My favorite way to fix them is to toss about 1 pound trimmed Brussels sprouts that have been cut in half lengthwise into a large Ziplock bag with one onion, that has been quartered, then cut into 1/16’s, about ½ pound Crimini mushrooms, quartered, some olive oil and a little sea salt and cracked black pepper. Toss to mix all the ingredients.  Next, I preheat my little BBQ and put my stir-fry basket on the grill. When the grill and the basket are nice and hot I dump in the Brussels sprout mix and close the BBQ lid. I check back every 5 min or so and toss the mixture so it can cook evenly. It’s done when the mixture is browned and the sprouts are crisp tender. Another nice addition to this mix is to toss in some chopped crisp cooked bacon just before serving. You can also roast this mixture in a 450° F oven for about 45 minutes. For me, this recipe seems to come out much better when I use the BBQ.

They can also be pan browned. Trim ½ pound Brussels sprouts and halve lengthwise. Cut 2 large garlic cloves into very thin slices. In a heavy 10-inch skillet melt 1 tablespoon butter with 1 tablespoon olive oil over moderate heat and cook garlic, stirring, until pale golden. Transfer garlic with a slotted spoon to a small bowl. Reduce heat to low and arrange sprouts in skillet, cut sides down, in one layer. Sprinkle sprouts with 2 tablespoons pine nuts and salt to taste. Cook sprouts with turning, until crisp-tender and undersides are golden brown. About 15 minutes. Transfer sprouts to a plate, browned sides up. Add garlic and ½ tablespoon butter to skillet and cook over moderate heat, stirring until pine nuts are more evenly pale golden brown, about 1 minute. Spoon mixtures over sprouts and sprinkle with freshly ground black pepper.

They are also delicious in what I call a stir-fry style. First separate the sprouts into just the leaves and set aside. Next, in a little olive oil, saute some diced onion and pancetta or bacon until softened. Add the sprout leaves and stir-fry until just tender.

For the simplist version try this; Steam 2 lbs of trimmed Brussels sprouts until just tender, 8 to 10 minutes.
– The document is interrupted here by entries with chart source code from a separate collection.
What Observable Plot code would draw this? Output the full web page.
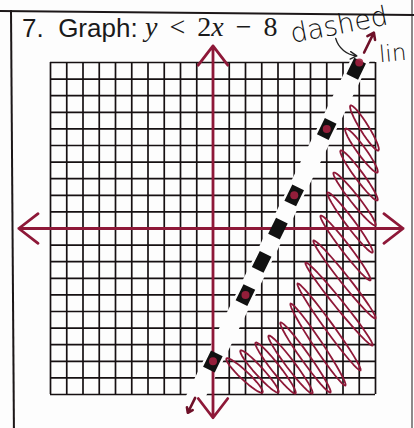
<!DOCTYPE html>
<html>
<head>
<meta charset="utf-8">
<script src="https://cdn.jsdelivr.net/npm/d3@7"></script>
<script src="https://cdn.jsdelivr.net/npm/@observablehq/plot@0.6"></script>
<style>
  html, body { margin: 0; padding: 0; background: #fff; }
  #sheet { position: relative; width: 414px; height: 428px; overflow: hidden; background: #fdfdfd; }
  #sheet svg { position: absolute; left: 0; top: 0; }
  .edge { position: absolute; background: #1c1718; }
  .title { position: absolute; top: 15px; font-size: 26px; line-height: 26px; white-space: nowrap; color: #1a1a1a; }
  .sans { font-family: "Liberation Sans", Arial, sans-serif; }
  .math { font-family: "Liberation Serif", serif; font-size: 28px; }
  .math i { font-style: italic; }
  .math .op { margin: 0 12px; }
  .hand { position: absolute; font-family: "DejaVu Sans", sans-serif; font-weight: 300; color: #111; white-space: nowrap; line-height: 26px; }
</style>
</head>
<body>
<div id="sheet">
  <div class="edge" style="left:0;top:10px;width:414px;height:2px;transform:rotate(0.55deg);transform-origin:0 0;"></div>
  <div class="edge" style="left:10px;top:10px;width:2px;height:420px;transform:rotate(-0.4deg);transform-origin:0 0;"></div>
  <div class="edge" style="left:411px;top:0;width:2px;height:428px;opacity:0.5;"></div>
  <div class="title sans" style="left:22px;">7.&nbsp; Graph:</div>
  <div class="title math" style="left:145px;top:14px;"><i>y</i><span class="op">&lt;</span>2<i>x</i><span class="op">−</span>8</div>
  <div class="hand" style="left:293px;top:21px;font-size:27px;transform:rotate(-11deg);transform-origin:0 100%;">dashed</div>
  <div class="hand" style="left:379px;top:40px;font-size:23px;transform:rotate(-5deg);width:29px;overflow:hidden;">lin</div>
</div>
<script>
// Graph paper: one line per unit from -10 to 10
const gridValues = [-10, -9, -8, -7, -6, -5, -4, -3, -2, -1, 0, 1, 2, 3, 4, 5, 6, 7, 8, 9, 10];

// Boundary y = 2x − 8 (dashed, strict inequality)
const slope = 2;
const intercept = -8;
const boundaryX = [-1.55, 9.9];

// Points plotted on the boundary
const plottedPoints = [[0, -8], [2, -4], [5, 2], [7, 6], [9, 10]];

// Hand-drawn axis ends (arrow tips)
const xAxisEnds = [-11.95, 11.7];
const yAxisEnds = [-11.4, 11.0];

// Shading strokes in the half-plane below the line: [x1, y1, x2, y2]
const hatchStrokes = [
  [8.46, 7.41, 10.18, 4.70],
  [8.15, 6.02, 10.12, 3.37],
  [7.85, 4.70, 10.12, 1.69],
  [7.42, 3.37, 10.0, 0.18],
  [7.05, 2.17, 9.82, -1.45],
  [6.62, 0.78, 9.69, -3.13],
  [6.18, -0.72, 10.0, -5.42],
  [5.69, -2.05, 9.82, -7.05],
  [5.20, -3.31, 9.08, -8.55],
  [4.77, -4.52, 8.15, -9.46],
  [4.15, -5.66, 7.23, -9.88],
  [3.42, -6.45, 6.12, -9.94],
  [2.62, -6.87, 5.08, -9.94],
  [1.69, -7.35, 4.03, -9.88],
  [0.83, -7.83, 3.05, -9.88]
];

const maroon = "#8e1838";
const ink = "#161012";

// Hand-made dashes along the boundary (px along the line from its lower end)
const dashPattern = "0,48,18,56,18,19,18,19,18,19,18,56,18,49,18,200";

// Each shading stroke is drawn as a narrow closed loop around its centre line
const loopWidth = 0.26;
const loopSteps = 32;
const hatchLoops = hatchStrokes.flatMap(([x1, y1, x2, y2], id) => {
  const dx = x2 - x1, dy = y2 - y1, len = Math.hypot(dx, dy);
  const ux = dx / len, uy = dy / len;
  const cx = (x1 + x2) / 2, cy = (y1 + y2) / 2, half = len / 2;
  return Array.from({length: loopSteps + 1}, (_, k) => {
    const a = (2 * Math.PI * k) / loopSteps;
    const along = half * Math.cos(a), across = loopWidth * Math.sin(a);
    return {id, x: cx + ux * along - uy * across, y: cy + uy * along + ux * across};
  });
});

const boundary = boundaryX.map(x => ({x, y: slope * x + intercept}));

const chart = Plot.plot({
  width: 414,
  height: 428,
  marginLeft: 50,
  marginRight: 39,
  marginTop: 62,
  marginBottom: 34,
  x: {domain: [-10, 10], axis: null},
  y: {domain: [-10, 10], axis: null},
  style: {background: "transparent", overflow: "visible"},
  marks: [
    Plot.ruleX(gridValues, {y1: -10, y2: 10, stroke: ink, strokeWidth: 1.7}),
    Plot.ruleY(gridValues, {x1: -10, x2: 10, stroke: ink, strokeWidth: 1.7}),
    Plot.line(boundary, {x: "x", y: "y", stroke: "#fdfdfd", strokeWidth: 18, strokeLinecap: "round"}),
    Plot.line(hatchLoops, {x: "x", y: "y", z: "id", stroke: maroon, strokeWidth: 1.8}),
    Plot.arrow(xAxisEnds.map(x2 => ({x1: 0, y1: 0, x2, y2: 0})), {
      x1: "x1", y1: "y1", x2: "x2", y2: "y2", stroke: maroon, strokeWidth: 2.8, headLength: 13, headAngle: 75
    }),
    Plot.arrow(yAxisEnds.map(y2 => ({x1: 0, y1: 0, x2: 0, y2})), {
      x1: "x1", y1: "y1", x2: "x2", y2: "y2", stroke: maroon, strokeWidth: 2.8, headLength: 13, headAngle: 75
    }),
    Plot.line(boundary, {x: "x", y: "y", stroke: "#111", strokeWidth: 13, strokeDasharray: dashPattern, strokeLinecap: "butt"}),
    Plot.dot(plottedPoints, {x: d => d[0], y: d => d[1], r: 4, fill: "#a3203f", fillOpacity: 0.9}),
    Plot.arrow([{x1: 9.3, y1: 10.6, x2: boundary[1].x, y2: boundary[1].y}, {x1: -1.1, y1: -10.2, x2: boundary[0].x, y2: boundary[0].y}], {
      x1: "x1", y1: "y1", x2: "x2", y2: "y2", stroke: "#6e1028", strokeWidth: 2.6, headLength: 11, headAngle: 70
    }),
    Plot.arrow([{x1: 7.55, y1: 11.45, x2: 8.85, y2: 10.4}], {
      x1: "x1", y1: "y1", x2: "x2", y2: "y2", bend: -35, stroke: "#222", strokeWidth: 1.4, headLength: 8
    })
  ]
});

document.getElementById("sheet").prepend(chart);
</script>
</body>
</html>
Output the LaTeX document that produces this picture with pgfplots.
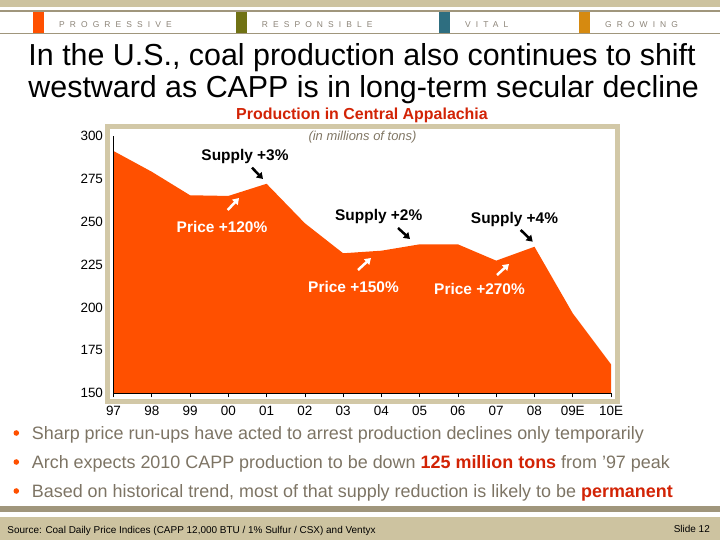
\documentclass[border=0pt]{standalone}
\usepackage{pgfplots}
\pgfplotsset{compat=1.18}
\usepackage{fontspec}
\setmainfont{Liberation Sans}
\newfontfamily\spacedfont[LetterSpace=60]{Liberation Sans}
\usetikzlibrary{arrows.meta}

\definecolor{bandtan}{RGB}{205,195,160}
\definecolor{frametan}{RGB}{210,200,167}
\definecolor{rulebrown}{RGB}{160,150,124}
\definecolor{fillorange}{RGB}{255,80,0}
\definecolor{boxolive}{RGB}{112,114,20}
\definecolor{boxteal}{RGB}{46,110,128}
\definecolor{boxgold}{RGB}{214,138,16}
\definecolor{bannergray}{RGB}{140,132,120}
\definecolor{bodygray}{RGB}{125,116,100}
\definecolor{subgray}{RGB}{128,118,100}
\definecolor{titlered}{RGB}{210,35,5}

\begin{document}
\begin{tikzpicture}[x=1bp,y=1bp]
\path[use as bounding box] (0,0) rectangle (720,540);

% top banner
\fill[bandtan] (0,533.3) rectangle (720,540);
\fill[rulebrown] (0,528) rectangle (720,529.7);
\fill[rulebrown] (0,506.3) rectangle (720,507.3);
\fill[fillorange] (33,507.3) rectangle (43.6,528);
\fill[boxolive] (235.5,507.3) rectangle (246.6,528);
\fill[boxteal] (439.4,507.3) rectangle (450,528);
\fill[boxgold] (579.4,507.3) rectangle (590,528);
\begin{scope}[every node/.style={anchor=base west, inner sep=0, text=bannergray, font=\spacedfont\fontsize{8.5}{10}\selectfont}]
\node at (59,512.7) {PROGRESSIVE};
\node at (261.7,512.7) {RESPONSIBLE};
\node at (465,512.7) {VITAL};
\node at (605,512.7) {GROWING};
\end{scope}

% slide title
\node[anchor=base west, inner sep=0, font=\fontsize{30.5}{36}\selectfont] at (28.3,474.3) {In the U.S., coal production also continues to shift};
\node[anchor=base west, inner sep=0, font=\fontsize{30.5}{36}\selectfont] at (28.3,442.7) {westward as CAPP is in long-term secular decline};

% chart title
\node[anchor=base, inner sep=0, text=titlered, font=\bfseries\fontsize{16}{19}\selectfont] at (362,420) {Production in Central Appalachia};

% chart frame
\draw[frametan, line width=5bp] (107.5,138.5) rectangle (617.5,413.5);

\coordinate (axorigin) at (113.5,146.7);
\begin{axis}[
  at={(axorigin)}, anchor=south west,
  scale only axis, width=497.5bp, height=257.4bp,
  xmin=0, xmax=13, ymin=150, ymax=300,
  axis x line=bottom, axis y line=left,
  axis line style={-, black, line width=0.8pt},
  axis on top,
  xtick={0,...,13},
  xticklabels={97,98,99,00,01,02,03,04,05,06,07,08,09E,10E},
  ytick={150,175,...,300},
  tick align=outside,
  major tick length=4bp,
  x tick style={black, line width=0.6pt},
  y tick style={draw=none},
  ticklabel style={font=\fontsize{13.5}{15}\selectfont},
  /pgf/number format/assume math mode=true,
  xticklabel style={yshift=-5.5bp},
  yticklabel style={xshift=-3bp},
]
\addplot[draw=none, fill=fillorange] coordinates {
 (0,150) (0,291.2) (1,279.1) (2,265.4) (3,265.0) (4,272.1) (5,249.1) (6,231.6)
 (7,233.1) (8,236.8) (9,236.8) (10,227.3) (11,235.4) (12,196.6) (13,166.9) (13,150)
};
\end{axis}

\node[anchor=base, inner sep=0, text=subgray, font=\itshape\fontsize{13}{15}\selectfont] at (362.5,399) {(in millions of tons)};

% annotations
\begin{scope}[every node/.style={anchor=base, inner sep=0, font=\bfseries\fontsize{15.5}{18}\selectfont}]
\node at (245,379) {Supply +3\%};
\node at (378.7,319.3) {Supply +2\%};
\node at (514.5,316.7) {Supply +4\%};
\node[text=white] at (222,307.3) {Price +120\%};
\node[text=white] at (353.5,247.3) {Price +150\%};
\node[text=white] at (479.5,245) {Price +270\%};
\end{scope}
\begin{scope}[line width=2.5bp, -{Triangle[length=6bp,width=7.5bp]}]
\draw[black] (252,372.3) -- (263,361);
\draw[black] (398,312) -- (410,301);
\draw[black] (520.7,310) -- (532.7,298.3);
\draw[white] (227.7,330) -- (239,342);
\draw[white] (358,270) -- (371,282);
\draw[white] (497,265) -- (509,276);
\end{scope}

% bullets
\begin{scope}[every node/.style={anchor=base west, inner sep=0, text=bodygray, font=\fontsize{18}{21}\selectfont}]
\fill[fillorange] (16.3,107) circle (2.8);
\fill[fillorange] (16.3,78) circle (2.8);
\fill[fillorange] (16.3,49) circle (2.8);
\node at (31.7,100.7) {Sharp price run-ups have acted to arrest production declines only temporarily};
\node at (31.7,71.7) {Arch expects 2010 CAPP production to be down \textcolor{titlered}{\bfseries 125 million tons} from ’97 peak};
\node at (31.7,42.7) {Based on historical trend, most of that supply reduction is likely to be \textcolor{titlered}{\bfseries permanent}};
\end{scope}

% footer
\fill[rulebrown] (0,28.3) rectangle (720,34);
\fill[bandtan] (0,0) rectangle (720,23);
\node[anchor=base west, inner sep=0, font=\fontsize{10}{12}\selectfont] at (7.3,6.7) {Source: Coal Daily Price Indices (CAPP 12,000 BTU / 1\% Sulfur / CSX) and Ventyx};
\node[anchor=base east, inner sep=0, font=\fontsize{10}{12}\selectfont] at (710,7.3) {Slide 12};
\end{tikzpicture}
\end{document}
Toss with butter and salt and pepper to taste. For this version use the very tiniest sprouts, less than three quarters of an inch in diameter. It the sprouts are larger cut them in half.

The season will be ending soon. At some markets you can buy the entire dramatic-looking stalk and pluck the sprouts off when you get home. Look for stalks that have small sprouts; they will be sweeter than the larger ones. Choose those that feel firm and heavy. Avoid any that have any wilting or yellowing leaves, or that do nor form a tight head. If you haven’t tried Brussels sprouts in a while why not give them another chance? You just might find out how really delicious they can be.